Task directions: Check every line below for the word "chart" and copy the ones that have it.

Stored data:
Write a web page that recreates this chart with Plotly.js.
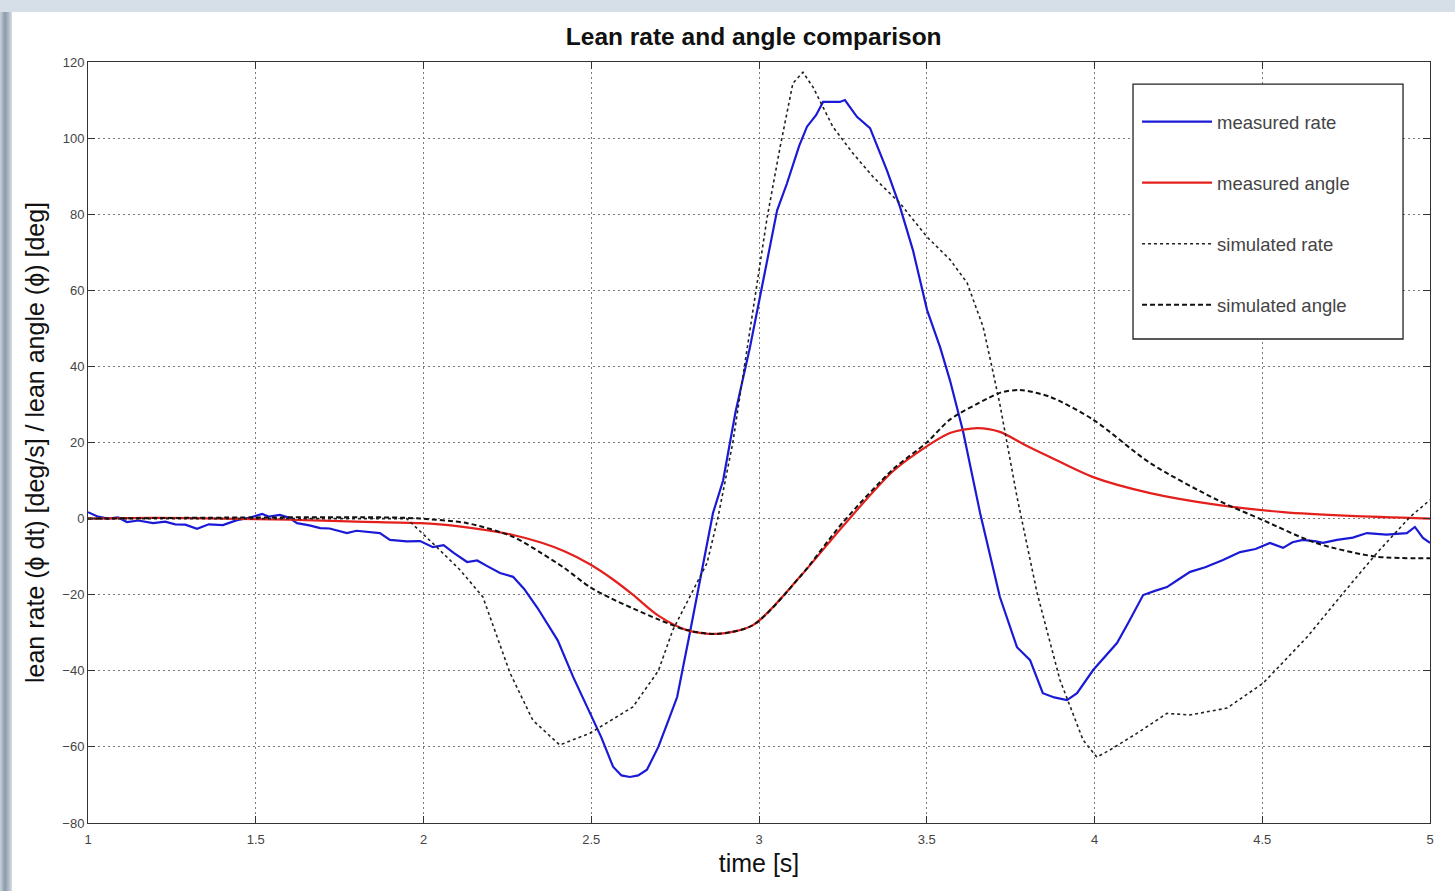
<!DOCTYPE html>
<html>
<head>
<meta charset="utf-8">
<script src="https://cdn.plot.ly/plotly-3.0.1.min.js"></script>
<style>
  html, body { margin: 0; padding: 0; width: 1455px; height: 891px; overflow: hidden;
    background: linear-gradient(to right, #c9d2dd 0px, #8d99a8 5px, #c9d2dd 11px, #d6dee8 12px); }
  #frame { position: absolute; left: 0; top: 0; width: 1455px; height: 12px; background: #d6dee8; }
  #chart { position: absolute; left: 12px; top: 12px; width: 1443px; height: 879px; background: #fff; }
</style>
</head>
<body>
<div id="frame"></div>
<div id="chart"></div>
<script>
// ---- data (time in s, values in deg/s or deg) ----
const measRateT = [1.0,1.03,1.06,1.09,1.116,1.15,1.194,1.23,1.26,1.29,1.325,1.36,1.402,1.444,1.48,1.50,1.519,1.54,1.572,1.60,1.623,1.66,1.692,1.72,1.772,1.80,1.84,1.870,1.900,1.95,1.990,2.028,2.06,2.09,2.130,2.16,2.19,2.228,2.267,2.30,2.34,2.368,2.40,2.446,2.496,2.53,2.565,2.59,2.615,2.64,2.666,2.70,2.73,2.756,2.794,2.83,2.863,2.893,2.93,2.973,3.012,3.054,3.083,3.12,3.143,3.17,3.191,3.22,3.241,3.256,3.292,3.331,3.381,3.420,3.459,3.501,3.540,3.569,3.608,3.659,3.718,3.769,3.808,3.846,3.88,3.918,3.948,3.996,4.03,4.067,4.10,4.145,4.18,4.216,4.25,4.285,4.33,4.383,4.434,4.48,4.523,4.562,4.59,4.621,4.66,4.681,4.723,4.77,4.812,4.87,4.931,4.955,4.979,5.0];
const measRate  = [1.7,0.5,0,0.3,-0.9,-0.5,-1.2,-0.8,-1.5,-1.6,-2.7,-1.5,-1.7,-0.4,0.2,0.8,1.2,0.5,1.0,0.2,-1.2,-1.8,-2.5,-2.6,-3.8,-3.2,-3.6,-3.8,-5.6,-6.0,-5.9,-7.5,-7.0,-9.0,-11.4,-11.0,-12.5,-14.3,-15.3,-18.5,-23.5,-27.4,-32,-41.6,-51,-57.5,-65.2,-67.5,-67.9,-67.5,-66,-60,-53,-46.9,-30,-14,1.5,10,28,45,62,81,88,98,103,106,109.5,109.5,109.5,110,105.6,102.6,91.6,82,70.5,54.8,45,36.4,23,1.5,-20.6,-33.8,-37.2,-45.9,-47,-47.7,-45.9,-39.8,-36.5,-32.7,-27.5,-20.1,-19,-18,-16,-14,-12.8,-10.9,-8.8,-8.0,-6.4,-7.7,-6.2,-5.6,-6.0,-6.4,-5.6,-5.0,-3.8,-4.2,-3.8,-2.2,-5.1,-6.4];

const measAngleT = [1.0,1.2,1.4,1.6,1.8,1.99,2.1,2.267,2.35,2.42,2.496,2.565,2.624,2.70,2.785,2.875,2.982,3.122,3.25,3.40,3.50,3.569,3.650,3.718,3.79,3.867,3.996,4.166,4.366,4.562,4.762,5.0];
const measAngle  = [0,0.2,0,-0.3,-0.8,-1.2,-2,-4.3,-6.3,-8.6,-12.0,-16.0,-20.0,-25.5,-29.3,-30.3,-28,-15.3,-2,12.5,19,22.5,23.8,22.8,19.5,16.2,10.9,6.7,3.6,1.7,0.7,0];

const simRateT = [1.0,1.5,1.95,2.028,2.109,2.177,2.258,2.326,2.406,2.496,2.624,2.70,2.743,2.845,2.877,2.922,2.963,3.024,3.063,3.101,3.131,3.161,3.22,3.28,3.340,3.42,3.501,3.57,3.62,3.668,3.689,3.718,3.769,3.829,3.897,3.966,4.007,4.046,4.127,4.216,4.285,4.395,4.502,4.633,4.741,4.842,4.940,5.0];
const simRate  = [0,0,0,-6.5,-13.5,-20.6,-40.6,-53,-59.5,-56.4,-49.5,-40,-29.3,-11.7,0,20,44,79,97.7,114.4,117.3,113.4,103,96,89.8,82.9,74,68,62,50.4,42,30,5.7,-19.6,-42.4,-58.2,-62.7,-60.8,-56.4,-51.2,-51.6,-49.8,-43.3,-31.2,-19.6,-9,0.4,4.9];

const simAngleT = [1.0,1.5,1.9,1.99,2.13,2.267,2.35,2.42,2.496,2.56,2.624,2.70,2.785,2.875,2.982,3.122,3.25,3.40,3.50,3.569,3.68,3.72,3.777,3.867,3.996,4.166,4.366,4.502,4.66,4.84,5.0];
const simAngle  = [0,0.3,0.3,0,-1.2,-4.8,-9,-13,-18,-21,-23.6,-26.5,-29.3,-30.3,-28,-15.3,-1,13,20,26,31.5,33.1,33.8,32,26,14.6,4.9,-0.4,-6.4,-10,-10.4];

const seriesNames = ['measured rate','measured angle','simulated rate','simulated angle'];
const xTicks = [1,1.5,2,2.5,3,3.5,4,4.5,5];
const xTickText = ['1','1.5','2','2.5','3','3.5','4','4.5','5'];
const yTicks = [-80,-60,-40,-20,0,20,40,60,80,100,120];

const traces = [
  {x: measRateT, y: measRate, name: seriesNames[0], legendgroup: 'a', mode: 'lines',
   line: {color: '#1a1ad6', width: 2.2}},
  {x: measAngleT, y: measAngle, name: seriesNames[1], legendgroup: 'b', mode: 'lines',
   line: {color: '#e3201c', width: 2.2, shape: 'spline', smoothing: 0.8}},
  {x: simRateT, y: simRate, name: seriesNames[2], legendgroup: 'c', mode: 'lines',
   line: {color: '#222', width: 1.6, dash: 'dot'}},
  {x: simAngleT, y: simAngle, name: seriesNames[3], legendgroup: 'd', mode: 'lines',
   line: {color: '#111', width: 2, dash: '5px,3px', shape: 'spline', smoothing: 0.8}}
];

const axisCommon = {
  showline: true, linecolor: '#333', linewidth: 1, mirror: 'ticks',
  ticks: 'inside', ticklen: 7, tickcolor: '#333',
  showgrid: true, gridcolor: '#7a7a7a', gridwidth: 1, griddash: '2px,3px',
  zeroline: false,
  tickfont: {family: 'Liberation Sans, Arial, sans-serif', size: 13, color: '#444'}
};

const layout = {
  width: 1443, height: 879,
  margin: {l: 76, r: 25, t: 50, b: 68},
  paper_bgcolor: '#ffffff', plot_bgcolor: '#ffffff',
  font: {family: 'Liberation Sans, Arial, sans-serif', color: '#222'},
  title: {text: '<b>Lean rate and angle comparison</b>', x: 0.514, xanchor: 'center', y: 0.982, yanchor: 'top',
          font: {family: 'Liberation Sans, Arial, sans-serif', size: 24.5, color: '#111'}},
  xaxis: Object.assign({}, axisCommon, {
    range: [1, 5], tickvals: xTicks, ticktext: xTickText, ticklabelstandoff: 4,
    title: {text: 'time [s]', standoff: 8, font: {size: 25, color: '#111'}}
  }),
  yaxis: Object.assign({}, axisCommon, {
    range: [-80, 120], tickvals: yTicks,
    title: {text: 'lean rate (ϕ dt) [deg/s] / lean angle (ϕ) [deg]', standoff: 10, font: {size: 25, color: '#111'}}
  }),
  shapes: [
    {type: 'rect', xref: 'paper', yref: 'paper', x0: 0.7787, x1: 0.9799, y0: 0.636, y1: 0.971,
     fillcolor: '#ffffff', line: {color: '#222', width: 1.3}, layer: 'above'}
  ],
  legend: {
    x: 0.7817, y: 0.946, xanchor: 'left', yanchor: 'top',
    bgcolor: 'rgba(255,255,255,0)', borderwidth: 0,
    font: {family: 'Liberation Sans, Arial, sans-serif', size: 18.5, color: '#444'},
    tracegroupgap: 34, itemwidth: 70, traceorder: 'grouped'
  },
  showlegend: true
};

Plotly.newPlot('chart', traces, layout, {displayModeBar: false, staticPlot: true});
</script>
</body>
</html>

Correct response:
Write a web page that recreates this chart with Plotly.js.
  #chart { position: absolute; left: 12px; top: 12px; width: 1443px; height: 879px; background: #fff; }
<div id="chart"></div>
Plotly.newPlot('chart', traces, layout, {displayModeBar: false, staticPlot: true});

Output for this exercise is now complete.